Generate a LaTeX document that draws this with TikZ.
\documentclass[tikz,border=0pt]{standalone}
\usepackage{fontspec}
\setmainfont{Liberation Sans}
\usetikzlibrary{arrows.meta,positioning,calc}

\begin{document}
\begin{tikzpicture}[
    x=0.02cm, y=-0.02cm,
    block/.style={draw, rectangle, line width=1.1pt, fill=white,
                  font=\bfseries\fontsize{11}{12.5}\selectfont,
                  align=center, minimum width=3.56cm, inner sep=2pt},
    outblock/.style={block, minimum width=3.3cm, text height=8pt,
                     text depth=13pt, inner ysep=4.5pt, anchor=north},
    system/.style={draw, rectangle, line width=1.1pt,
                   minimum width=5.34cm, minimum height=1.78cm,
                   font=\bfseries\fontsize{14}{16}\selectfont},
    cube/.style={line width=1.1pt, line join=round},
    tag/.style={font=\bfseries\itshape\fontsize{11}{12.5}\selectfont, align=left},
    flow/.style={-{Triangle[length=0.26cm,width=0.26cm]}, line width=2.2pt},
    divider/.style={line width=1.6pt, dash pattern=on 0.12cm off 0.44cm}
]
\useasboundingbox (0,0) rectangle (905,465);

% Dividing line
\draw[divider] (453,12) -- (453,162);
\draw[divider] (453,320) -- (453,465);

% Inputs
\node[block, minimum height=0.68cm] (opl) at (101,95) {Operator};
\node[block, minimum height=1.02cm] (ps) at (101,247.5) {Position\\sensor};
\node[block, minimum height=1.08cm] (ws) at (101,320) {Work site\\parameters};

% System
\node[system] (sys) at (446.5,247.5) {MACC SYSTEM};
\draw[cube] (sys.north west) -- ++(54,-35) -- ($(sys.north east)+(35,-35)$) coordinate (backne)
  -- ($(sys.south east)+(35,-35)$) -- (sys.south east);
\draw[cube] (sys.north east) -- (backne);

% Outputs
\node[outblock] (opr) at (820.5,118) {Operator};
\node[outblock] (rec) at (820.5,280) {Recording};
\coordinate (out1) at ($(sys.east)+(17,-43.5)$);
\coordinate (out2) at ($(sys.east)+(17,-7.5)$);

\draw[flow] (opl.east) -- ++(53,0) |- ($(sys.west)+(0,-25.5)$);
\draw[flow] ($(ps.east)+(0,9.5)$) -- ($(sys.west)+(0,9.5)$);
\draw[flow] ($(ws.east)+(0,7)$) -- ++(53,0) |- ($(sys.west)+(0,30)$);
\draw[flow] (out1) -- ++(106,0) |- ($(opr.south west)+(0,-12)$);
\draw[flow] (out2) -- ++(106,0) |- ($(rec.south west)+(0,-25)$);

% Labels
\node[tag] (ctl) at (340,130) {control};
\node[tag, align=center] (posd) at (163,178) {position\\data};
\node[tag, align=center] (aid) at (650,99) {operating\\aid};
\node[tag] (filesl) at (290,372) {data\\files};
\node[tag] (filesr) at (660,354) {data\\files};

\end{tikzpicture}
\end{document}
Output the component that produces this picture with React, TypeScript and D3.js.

YOUR GOAL: Using the material above, print every entry exactly as written.

RESULT FOR THIS EXERCISE:
Generate a LaTeX document that draws this with TikZ.
\documentclass[tikz,border=0pt]{standalone}
\usepackage{fontspec}
\setmainfont{Liberation Sans}
\usetikzlibrary{arrows.meta,positioning,calc}

\begin{document}
\begin{tikzpicture}[
    x=0.02cm, y=-0.02cm,
    block/.style={draw, rectangle, line width=1.1pt, fill=white,
                  font=\bfseries\fontsize{11}{12.5}\selectfont,
                  align=center, minimum width=3.56cm, inner sep=2pt},
    outblock/.style={block, minimum width=3.3cm, text height=8pt,
                     text depth=13pt, inner ysep=4.5pt, anchor=north},
    system/.style={draw, rectangle, line width=1.1pt,
                   minimum width=5.34cm, minimum height=1.78cm,
                   font=\bfseries\fontsize{14}{16}\selectfont},
    cube/.style={line width=1.1pt, line join=round},
    tag/.style={font=\bfseries\itshape\fontsize{11}{12.5}\selectfont, align=left},
    flow/.style={-{Triangle[length=0.26cm,width=0.26cm]}, line width=2.2pt},
    divider/.style={line width=1.6pt, dash pattern=on 0.12cm off 0.44cm}
]
\useasboundingbox (0,0) rectangle (905,465);

% Dividing line
\draw[divider] (453,12) -- (453,162);
\draw[divider] (453,320) -- (453,465);

% Inputs
\node[block, minimum height=0.68cm] (opl) at (101,95) {Operator};
\node[block, minimum height=1.02cm] (ps) at (101,247.5) {Position\\sensor};
\node[block, minimum height=1.08cm] (ws) at (101,320) {Work site\\parameters};

% System
\node[system] (sys) at (446.5,247.5) {MACC SYSTEM};
\draw[cube] (sys.north west) -- ++(54,-35) -- ($(sys.north east)+(35,-35)$) coordinate (backne)
  -- ($(sys.south east)+(35,-35)$) -- (sys.south east);
\draw[cube] (sys.north east) -- (backne);

% Outputs
\node[outblock] (opr) at (820.5,118) {Operator};
\node[outblock] (rec) at (820.5,280) {Recording};
\coordinate (out1) at ($(sys.east)+(17,-43.5)$);
\coordinate (out2) at ($(sys.east)+(17,-7.5)$);

\draw[flow] (opl.east) -- ++(53,0) |- ($(sys.west)+(0,-25.5)$);
\draw[flow] ($(ps.east)+(0,9.5)$) -- ($(sys.west)+(0,9.5)$);
\draw[flow] ($(ws.east)+(0,7)$) -- ++(53,0) |- ($(sys.west)+(0,30)$);
\draw[flow] (out1) -- ++(106,0) |- ($(opr.south west)+(0,-12)$);
\draw[flow] (out2) -- ++(106,0) |- ($(rec.south west)+(0,-25)$);

% Labels
\node[tag] (ctl) at (340,130) {control};
\node[tag, align=center] (posd) at (163,178) {position\\data};
\node[tag, align=center] (aid) at (650,99) {operating\\aid};
\node[tag] (filesl) at (290,372) {data\\files};
\node[tag] (filesr) at (660,354) {data\\files};

\end{tikzpicture}
\end{document}
Output the component that produces this picture with React, TypeScript and D3.js.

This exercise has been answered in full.